From: Marshall <marshall.spight_at_gmail.com>
Date: 7 May 2007 00:25:30 -0700
Message-ID: <1178522730.224920.233940_at_w5g2000hsg.googlegroups.com>


On May 6, 11:21 pm, Jon Heggland <jon.heggl..._at_idi.ntnu.no> wrote:
> Marshall wrote:
> > So, there are a variety of possible answers. Bob
> > for example considers this within the context of
> > a type theory that has subtyping, whereas Jon
> > proposes a type mismatch. Both answers have
> > their merits. Another question: what is the type
> > of that attribute in the result relation? Possible
> > answers include the top of the type lattice and
>
> The most specific common supertype, I'd say (parroting D&D, as usual:).
> Which might be the top, of course, but not necessarily.

Ah, yes; that's what I should have said. We could consider defining the answer to be the least upper bound of the type lattice or the greatest lower bound.

> > the bottom; I am inclined to prefer the bottom.

Restating: I am inclined to prefer the greatest lower bound.

> Are you familiar with TTM's IM prescription 13: Join etc. with
> inheritance? Are you able to reconcile your preference with that?

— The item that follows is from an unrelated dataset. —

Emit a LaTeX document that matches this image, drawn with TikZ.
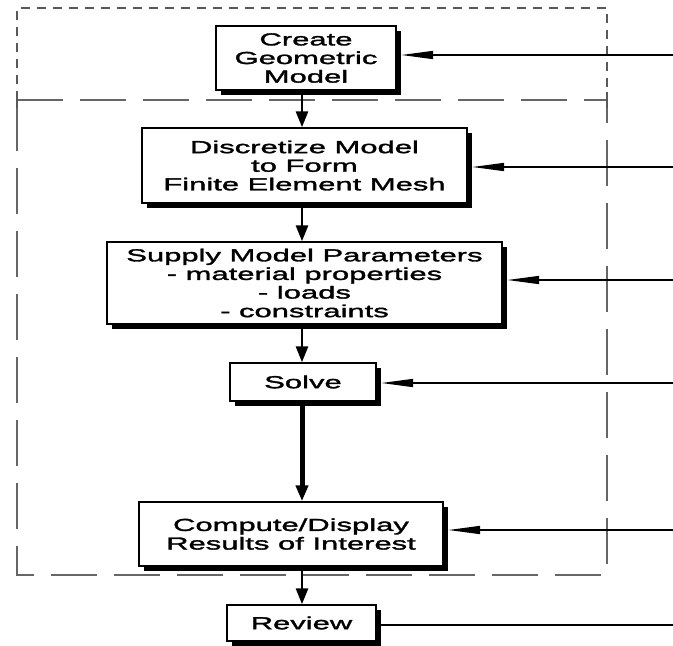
\documentclass[tikz,border=0pt]{standalone}
\usepackage{fontspec}
\newfontfamily\diafont[FakeStretch=1.78,FakeBold=1.8]{Liberation Sans}
\usetikzlibrary{arrows.meta,shadows}
\begin{document}
\begin{tikzpicture}[x=1pt,y=-1pt,
  box/.style={draw=black, line width=1.4pt, fill=white, inner sep=0pt,
    align=center, font=\diafont\fontsize{17.4}{18.6}\selectfont,
    general shadow={fill=black, shadow xshift=4.5pt, shadow yshift=-4.5pt}},
  flow/.style={line width=2.8pt, -{Triangle[width=12pt,length=16pt]}},
  flowthick/.style={line width=5pt, -{Triangle[width=12pt,length=16pt]}},
  fb/.style={line width=1.6pt, -{Triangle[length=32pt,width=8pt]}, shorten >=4.5pt},
  fbplain/.style={line width=1.6pt, shorten <=4.5pt},
  upperframe/.style={draw=black!65, line width=1.1pt, dash pattern=on 9pt off 7pt},
  lowerframe/.style={draw=black!60, line width=1.2pt, dash pattern=on 46pt off 17pt},
  tick/.style={draw=black!65, line width=1.2pt}
]
\useasboundingbox (0,0) rectangle (673,646);
\fill[white] (0,0) rectangle (673,646);

% frames
\draw[upperframe] (17,100) -- (17,8) -- (607,8) -- (607,100);
\draw[lowerframe] (17,100) -- (607,100) -- (607,575) -- (17,575) -- cycle;
\draw[tick] (17,92) -- (17,108);
\draw[tick] (607,92) -- (607,108);

% boxes
\node[box, minimum width=180pt, minimum height=64pt] (create) at (306,58)
  {Create\\Geometric\\Model};
\node[box, minimum width=325pt, minimum height=75pt] (disc) at (304.5,165.5)
  {Discretize Model\\to Form\\Finite Element Mesh};
\node[box, minimum width=395pt, minimum height=82pt] (supply) at (304.5,283)
  {Supply Model Parameters\\- material properties\\- loads\\- constraints};
\node[box, minimum width=146pt, minimum height=38pt] (solve) at (303,382)
  {Solve};
\node[box, minimum width=304pt, minimum height=64pt] (compute) at (291,534)
  {Compute/Display\\Results of Interest};
\node[box, minimum width=149pt, minimum height=36pt] (review) at (301.5,623)
  {Review};

% column for the down arrows
\coordinate (col) at (302,0);
\draw[flow] ([yshift=-4.5pt]create.south -| col) -- (disc.north -| col);
\draw[flow] ([yshift=-4.5pt]disc.south -| col) -- (supply.north -| col);
\draw[flow] ([yshift=-4.5pt]supply.south -| col) -- (solve.north -| col);
\draw[flowthick] ([yshift=-4.5pt]solve.south -| col) -- (compute.north -| col);
\draw[flow] ([yshift=-4.5pt]compute.south -| col) -- (review.north -| col);

% feedback lines from the right edge
\coordinate (e1) at (673,55);
\coordinate (e2) at (673,167);
\coordinate (e3) at (673,280);
\coordinate (e4) at (673,383);
\coordinate (e5) at (673,530);
\coordinate (e6) at (673,625);
\draw[fb] (e1) -- (e1 -| create.east);
\draw[fb] (e2) -- (e2 -| disc.east);
\draw[fb] (e3) -- (e3 -| supply.east);
\draw[fb] (e4) -- (e4 -| solve.east);
\draw[fb] (e5) -- (e5 -| compute.east);
\draw[fbplain] (e6 -| review.east) -- (e6);
\end{tikzpicture}
\end{document}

Is that the one that says the type of an attribute in the result of a join is the most common specific supertype? If so, yes I am familiar, and no, I can't reconcile it. I don't see any reason to prefer a type that's more general than necessary. I also wrote up a brief analysis in another post, in which I dropped attribute types and added equivalent constraints and worked it out from there; it also came up with the greatest upper bound.

Or just generally speaking, we want to propagate as much information from the operands into the result as possible, which means the result should have the tightest bounds that are sound. This is the least upper bound: there will be no values in the attribute of the result that belong to any type more general than the least upper bound.